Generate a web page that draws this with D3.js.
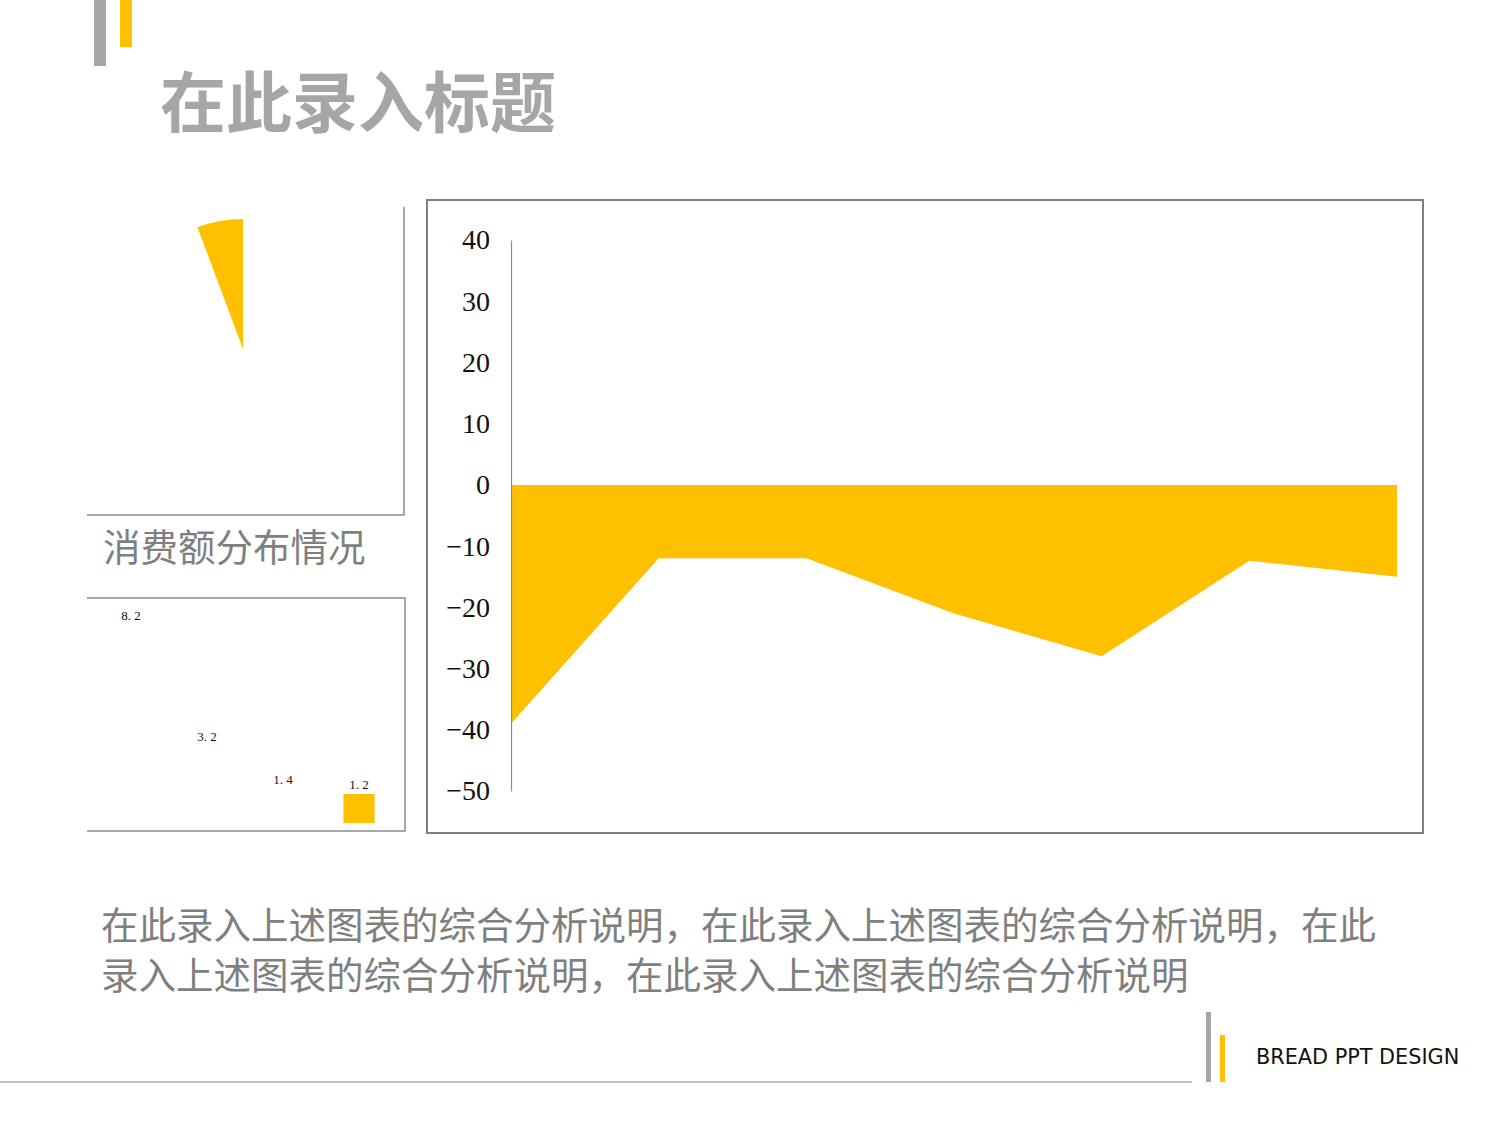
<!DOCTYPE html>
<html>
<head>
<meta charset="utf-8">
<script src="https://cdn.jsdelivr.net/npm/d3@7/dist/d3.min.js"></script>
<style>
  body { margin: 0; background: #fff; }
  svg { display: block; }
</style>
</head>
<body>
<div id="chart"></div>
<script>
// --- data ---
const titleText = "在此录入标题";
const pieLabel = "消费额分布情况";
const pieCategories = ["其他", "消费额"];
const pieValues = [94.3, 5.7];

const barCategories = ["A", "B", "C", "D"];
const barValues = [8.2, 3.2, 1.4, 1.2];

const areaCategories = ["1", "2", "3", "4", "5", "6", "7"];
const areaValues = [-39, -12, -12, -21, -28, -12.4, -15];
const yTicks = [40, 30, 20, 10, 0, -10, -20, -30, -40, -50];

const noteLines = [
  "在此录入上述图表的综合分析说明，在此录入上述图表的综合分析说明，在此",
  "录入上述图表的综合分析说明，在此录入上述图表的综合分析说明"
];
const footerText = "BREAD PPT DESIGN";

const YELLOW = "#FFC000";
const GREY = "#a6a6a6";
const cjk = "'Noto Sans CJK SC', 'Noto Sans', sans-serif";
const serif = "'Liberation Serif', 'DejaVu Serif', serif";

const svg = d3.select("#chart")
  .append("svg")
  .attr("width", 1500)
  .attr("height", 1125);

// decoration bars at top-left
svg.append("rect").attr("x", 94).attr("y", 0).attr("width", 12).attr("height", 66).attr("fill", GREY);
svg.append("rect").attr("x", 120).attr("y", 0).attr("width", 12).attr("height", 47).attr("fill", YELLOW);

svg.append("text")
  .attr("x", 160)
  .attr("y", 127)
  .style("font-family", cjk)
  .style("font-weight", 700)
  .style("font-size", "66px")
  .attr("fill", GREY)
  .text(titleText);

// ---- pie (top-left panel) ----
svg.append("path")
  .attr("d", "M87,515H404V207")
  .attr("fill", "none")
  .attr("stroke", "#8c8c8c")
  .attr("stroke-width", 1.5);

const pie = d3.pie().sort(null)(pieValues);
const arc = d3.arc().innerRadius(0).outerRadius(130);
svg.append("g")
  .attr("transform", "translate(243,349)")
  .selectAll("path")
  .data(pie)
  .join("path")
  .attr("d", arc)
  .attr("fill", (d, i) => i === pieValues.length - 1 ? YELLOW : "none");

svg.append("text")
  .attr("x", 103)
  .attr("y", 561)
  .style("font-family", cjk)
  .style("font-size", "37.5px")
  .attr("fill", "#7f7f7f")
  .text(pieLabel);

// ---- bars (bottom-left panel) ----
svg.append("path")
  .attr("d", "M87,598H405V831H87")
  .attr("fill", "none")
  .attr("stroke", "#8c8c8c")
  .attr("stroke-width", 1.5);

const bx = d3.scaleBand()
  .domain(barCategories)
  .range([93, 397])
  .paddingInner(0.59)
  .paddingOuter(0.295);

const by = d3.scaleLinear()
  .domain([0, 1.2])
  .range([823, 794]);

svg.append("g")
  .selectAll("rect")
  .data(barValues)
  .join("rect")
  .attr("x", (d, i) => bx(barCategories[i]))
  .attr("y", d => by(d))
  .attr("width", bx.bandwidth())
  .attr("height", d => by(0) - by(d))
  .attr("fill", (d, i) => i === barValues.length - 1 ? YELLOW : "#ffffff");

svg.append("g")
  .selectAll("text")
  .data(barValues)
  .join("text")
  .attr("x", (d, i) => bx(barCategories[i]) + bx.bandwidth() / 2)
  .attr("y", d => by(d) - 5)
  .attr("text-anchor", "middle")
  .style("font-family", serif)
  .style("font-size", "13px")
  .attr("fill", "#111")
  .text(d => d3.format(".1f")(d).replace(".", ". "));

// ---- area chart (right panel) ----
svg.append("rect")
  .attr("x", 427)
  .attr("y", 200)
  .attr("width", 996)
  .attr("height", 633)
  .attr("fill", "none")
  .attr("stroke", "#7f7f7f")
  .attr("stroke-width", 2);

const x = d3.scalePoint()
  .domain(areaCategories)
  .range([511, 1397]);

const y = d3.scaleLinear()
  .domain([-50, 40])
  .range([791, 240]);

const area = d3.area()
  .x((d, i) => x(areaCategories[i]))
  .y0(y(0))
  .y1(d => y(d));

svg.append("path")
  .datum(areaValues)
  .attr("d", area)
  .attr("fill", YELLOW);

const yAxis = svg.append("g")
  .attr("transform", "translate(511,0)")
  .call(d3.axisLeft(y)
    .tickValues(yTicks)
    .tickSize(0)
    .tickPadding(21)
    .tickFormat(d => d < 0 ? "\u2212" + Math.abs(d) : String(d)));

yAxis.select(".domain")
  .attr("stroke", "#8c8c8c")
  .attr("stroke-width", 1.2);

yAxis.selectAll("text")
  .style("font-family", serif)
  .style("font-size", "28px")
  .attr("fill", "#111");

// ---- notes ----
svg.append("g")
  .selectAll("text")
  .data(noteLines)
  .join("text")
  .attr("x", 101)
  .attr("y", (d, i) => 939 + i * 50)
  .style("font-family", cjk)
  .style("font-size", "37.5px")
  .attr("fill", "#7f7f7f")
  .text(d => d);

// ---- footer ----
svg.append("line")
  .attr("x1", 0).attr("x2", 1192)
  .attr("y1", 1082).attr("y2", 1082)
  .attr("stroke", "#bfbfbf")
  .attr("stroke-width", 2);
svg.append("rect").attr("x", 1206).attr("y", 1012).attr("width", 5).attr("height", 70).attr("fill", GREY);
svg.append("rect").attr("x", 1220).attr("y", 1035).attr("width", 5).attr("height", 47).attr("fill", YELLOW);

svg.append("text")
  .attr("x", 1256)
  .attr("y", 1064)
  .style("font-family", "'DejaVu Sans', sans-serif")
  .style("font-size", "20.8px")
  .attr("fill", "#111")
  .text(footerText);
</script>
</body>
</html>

* * *

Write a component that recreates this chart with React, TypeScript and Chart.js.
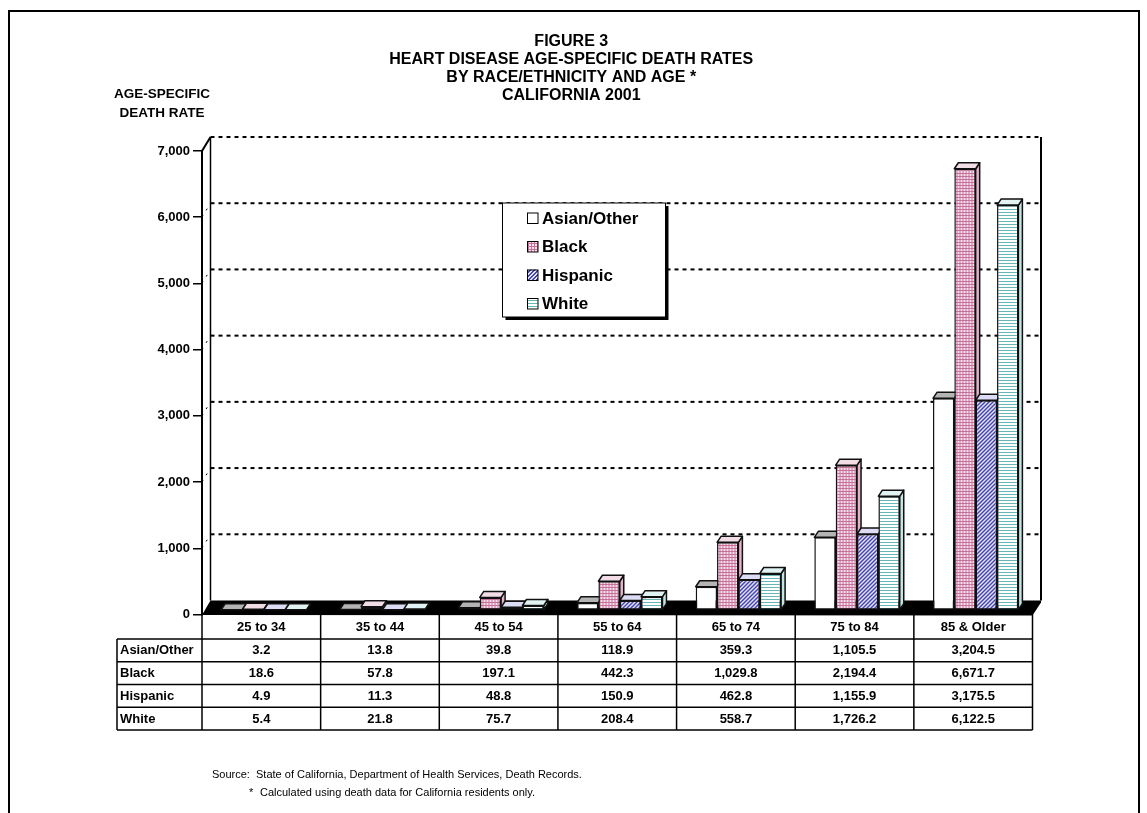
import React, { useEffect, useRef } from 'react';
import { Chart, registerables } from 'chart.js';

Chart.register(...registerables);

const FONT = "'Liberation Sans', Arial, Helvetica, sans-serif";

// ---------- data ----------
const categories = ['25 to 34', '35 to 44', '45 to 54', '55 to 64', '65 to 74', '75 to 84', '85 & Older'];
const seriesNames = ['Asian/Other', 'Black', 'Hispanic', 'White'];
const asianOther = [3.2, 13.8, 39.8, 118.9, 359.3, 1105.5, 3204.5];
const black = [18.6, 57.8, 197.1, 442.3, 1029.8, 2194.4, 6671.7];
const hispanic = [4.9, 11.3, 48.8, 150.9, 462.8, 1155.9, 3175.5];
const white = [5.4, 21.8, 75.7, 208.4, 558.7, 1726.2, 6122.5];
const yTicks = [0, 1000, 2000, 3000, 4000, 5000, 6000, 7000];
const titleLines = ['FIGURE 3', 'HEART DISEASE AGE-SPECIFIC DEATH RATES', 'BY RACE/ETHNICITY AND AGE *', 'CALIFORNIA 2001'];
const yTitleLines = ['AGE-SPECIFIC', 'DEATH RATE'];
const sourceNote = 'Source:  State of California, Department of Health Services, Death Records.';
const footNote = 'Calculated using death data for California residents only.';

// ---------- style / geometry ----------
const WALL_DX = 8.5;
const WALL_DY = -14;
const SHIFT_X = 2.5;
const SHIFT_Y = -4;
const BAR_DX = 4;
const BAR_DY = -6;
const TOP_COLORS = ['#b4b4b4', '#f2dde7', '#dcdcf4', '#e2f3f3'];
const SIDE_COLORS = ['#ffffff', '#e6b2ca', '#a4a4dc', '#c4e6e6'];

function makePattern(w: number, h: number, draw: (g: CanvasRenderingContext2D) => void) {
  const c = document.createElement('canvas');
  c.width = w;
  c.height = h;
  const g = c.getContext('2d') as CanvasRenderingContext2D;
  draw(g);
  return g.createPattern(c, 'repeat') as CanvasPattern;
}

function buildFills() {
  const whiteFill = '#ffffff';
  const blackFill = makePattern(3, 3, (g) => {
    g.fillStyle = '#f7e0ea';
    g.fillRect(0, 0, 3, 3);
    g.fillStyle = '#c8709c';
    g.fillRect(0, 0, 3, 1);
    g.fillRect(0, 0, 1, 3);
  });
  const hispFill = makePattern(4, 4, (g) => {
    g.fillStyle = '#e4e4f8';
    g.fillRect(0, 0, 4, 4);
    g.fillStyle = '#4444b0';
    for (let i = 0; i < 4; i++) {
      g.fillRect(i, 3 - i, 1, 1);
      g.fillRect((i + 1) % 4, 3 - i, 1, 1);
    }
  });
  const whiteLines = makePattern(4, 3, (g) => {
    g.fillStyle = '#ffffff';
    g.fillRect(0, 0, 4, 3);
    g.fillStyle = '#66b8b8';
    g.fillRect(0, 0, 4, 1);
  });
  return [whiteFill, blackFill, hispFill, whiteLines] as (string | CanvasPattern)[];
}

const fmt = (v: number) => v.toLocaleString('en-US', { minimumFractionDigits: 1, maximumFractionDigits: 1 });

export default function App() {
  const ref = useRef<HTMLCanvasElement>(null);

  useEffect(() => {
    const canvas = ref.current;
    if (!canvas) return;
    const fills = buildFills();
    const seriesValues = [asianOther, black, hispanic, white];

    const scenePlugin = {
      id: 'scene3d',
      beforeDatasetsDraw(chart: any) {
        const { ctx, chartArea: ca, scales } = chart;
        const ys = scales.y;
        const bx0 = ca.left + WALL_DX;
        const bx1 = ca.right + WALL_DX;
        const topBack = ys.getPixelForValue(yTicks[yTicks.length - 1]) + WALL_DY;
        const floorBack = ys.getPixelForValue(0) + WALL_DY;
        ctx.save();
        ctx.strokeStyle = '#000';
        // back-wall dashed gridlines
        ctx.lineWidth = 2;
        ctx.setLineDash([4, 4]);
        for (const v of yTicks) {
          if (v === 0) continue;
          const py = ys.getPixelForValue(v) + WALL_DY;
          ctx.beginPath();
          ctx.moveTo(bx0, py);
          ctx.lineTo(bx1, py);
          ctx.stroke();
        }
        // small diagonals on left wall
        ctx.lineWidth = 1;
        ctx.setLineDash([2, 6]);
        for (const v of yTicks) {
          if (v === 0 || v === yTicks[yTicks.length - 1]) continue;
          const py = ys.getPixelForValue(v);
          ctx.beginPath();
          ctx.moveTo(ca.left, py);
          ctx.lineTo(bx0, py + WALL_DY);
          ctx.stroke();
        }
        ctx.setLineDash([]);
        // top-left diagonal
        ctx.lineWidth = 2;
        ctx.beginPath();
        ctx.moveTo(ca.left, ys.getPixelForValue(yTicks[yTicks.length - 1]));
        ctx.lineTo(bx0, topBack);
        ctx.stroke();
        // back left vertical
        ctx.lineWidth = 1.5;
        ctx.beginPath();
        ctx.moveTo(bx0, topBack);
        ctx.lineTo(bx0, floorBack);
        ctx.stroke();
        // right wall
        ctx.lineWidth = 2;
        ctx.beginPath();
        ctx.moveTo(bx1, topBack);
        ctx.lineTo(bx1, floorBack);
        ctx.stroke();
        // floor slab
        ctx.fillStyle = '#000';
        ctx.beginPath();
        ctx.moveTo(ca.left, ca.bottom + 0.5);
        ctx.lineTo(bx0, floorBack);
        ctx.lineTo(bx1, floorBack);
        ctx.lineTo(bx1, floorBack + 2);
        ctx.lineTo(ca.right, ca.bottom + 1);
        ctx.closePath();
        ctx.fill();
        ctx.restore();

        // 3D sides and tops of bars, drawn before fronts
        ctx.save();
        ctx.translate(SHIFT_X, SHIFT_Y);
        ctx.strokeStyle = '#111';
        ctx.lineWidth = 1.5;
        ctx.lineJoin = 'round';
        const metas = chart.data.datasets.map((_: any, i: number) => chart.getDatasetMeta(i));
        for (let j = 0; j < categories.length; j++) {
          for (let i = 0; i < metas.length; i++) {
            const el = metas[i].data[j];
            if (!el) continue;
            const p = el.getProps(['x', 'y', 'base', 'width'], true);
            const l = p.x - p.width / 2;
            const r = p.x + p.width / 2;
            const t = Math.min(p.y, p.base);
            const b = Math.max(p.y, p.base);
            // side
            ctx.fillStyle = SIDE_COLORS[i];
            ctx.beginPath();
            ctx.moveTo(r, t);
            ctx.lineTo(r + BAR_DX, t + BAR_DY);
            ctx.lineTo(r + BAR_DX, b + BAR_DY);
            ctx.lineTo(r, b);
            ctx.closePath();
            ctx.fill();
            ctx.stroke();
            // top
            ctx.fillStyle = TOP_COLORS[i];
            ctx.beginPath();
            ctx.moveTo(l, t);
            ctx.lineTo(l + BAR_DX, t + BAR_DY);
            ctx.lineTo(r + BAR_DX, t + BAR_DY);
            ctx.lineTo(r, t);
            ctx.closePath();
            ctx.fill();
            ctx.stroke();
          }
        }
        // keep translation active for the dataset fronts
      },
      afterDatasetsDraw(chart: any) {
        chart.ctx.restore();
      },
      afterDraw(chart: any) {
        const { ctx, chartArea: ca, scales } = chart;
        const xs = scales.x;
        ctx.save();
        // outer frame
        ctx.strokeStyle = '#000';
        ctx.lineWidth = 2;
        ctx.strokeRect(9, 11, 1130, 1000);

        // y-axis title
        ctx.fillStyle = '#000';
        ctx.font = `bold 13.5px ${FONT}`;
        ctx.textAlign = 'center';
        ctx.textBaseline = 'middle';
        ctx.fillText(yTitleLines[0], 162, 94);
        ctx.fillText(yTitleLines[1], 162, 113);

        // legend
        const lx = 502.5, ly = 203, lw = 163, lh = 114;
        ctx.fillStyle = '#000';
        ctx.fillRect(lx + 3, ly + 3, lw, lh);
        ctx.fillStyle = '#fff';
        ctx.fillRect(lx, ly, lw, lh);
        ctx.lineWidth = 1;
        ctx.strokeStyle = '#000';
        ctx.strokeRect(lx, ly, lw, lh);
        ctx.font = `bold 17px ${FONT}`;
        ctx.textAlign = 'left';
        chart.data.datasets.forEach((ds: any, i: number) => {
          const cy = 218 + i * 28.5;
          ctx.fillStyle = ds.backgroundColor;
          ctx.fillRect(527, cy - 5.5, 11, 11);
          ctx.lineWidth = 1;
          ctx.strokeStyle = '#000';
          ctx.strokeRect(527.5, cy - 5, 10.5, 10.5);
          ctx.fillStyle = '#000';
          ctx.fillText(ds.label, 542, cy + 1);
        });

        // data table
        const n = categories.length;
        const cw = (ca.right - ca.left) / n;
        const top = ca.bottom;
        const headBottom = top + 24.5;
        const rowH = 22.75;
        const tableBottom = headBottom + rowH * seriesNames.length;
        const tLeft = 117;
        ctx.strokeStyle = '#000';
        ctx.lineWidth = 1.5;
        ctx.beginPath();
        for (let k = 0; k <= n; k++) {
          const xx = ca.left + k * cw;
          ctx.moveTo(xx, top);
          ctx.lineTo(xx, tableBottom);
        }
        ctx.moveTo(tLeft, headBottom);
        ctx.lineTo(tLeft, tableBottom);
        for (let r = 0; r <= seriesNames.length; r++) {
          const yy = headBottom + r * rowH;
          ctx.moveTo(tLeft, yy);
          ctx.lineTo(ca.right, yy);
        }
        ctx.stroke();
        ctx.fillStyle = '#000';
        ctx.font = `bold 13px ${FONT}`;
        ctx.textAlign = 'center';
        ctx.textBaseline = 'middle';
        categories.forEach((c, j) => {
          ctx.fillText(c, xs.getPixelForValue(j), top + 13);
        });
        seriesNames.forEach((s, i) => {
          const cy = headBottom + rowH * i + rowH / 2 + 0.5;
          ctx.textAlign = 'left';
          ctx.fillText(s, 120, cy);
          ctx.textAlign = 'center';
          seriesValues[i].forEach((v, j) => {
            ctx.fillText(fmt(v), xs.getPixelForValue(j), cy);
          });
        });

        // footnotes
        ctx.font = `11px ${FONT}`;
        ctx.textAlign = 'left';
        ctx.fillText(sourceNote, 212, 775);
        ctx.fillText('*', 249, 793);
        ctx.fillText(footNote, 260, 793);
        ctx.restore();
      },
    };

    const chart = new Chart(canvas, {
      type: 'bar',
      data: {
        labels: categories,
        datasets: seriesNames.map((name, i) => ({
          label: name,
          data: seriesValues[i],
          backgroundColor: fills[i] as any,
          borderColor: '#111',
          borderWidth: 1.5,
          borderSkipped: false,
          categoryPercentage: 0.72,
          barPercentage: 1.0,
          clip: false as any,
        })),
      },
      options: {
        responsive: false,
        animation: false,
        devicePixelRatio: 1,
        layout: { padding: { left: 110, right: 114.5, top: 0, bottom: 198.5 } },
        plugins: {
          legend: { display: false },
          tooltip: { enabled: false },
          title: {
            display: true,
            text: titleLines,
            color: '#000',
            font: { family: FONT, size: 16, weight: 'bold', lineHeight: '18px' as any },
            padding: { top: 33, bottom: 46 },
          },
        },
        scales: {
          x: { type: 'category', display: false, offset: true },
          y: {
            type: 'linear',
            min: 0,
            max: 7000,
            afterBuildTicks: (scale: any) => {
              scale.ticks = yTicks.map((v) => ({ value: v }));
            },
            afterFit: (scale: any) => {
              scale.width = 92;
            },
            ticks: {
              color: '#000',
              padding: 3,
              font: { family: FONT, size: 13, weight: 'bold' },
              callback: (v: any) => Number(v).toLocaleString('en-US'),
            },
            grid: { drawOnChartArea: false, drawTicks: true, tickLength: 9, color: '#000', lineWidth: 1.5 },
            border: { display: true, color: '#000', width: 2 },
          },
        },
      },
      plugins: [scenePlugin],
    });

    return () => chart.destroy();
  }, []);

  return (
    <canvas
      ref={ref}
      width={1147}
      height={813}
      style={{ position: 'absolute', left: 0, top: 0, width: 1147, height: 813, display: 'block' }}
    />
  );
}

* * *

* _GIVEN PROBLEM_
Leave the pictures out and copy exactly the lines from the one with "Write a component" to the one with "const footNote = 'Calculated", both included.

* _EXERCISE SOLUTION_
Write a component that recreates this chart with React, TypeScript and Chart.js.
import React, { useEffect, useRef } from 'react';
import { Chart, registerables } from 'chart.js';

Chart.register(...registerables);

const FONT = "'Liberation Sans', Arial, Helvetica, sans-serif";

// ---------- data ----------
const categories = ['25 to 34', '35 to 44', '45 to 54', '55 to 64', '65 to 74', '75 to 84', '85 & Older'];
const seriesNames = ['Asian/Other', 'Black', 'Hispanic', 'White'];
const asianOther = [3.2, 13.8, 39.8, 118.9, 359.3, 1105.5, 3204.5];
const black = [18.6, 57.8, 197.1, 442.3, 1029.8, 2194.4, 6671.7];
const hispanic = [4.9, 11.3, 48.8, 150.9, 462.8, 1155.9, 3175.5];
const white = [5.4, 21.8, 75.7, 208.4, 558.7, 1726.2, 6122.5];
const yTicks = [0, 1000, 2000, 3000, 4000, 5000, 6000, 7000];
const titleLines = ['FIGURE 3', 'HEART DISEASE AGE-SPECIFIC DEATH RATES', 'BY RACE/ETHNICITY AND AGE *', 'CALIFORNIA 2001'];
const yTitleLines = ['AGE-SPECIFIC', 'DEATH RATE'];
const sourceNote = 'Source:  State of California, Department of Health Services, Death Records.';
const footNote = 'Calculated using death data for California residents only.';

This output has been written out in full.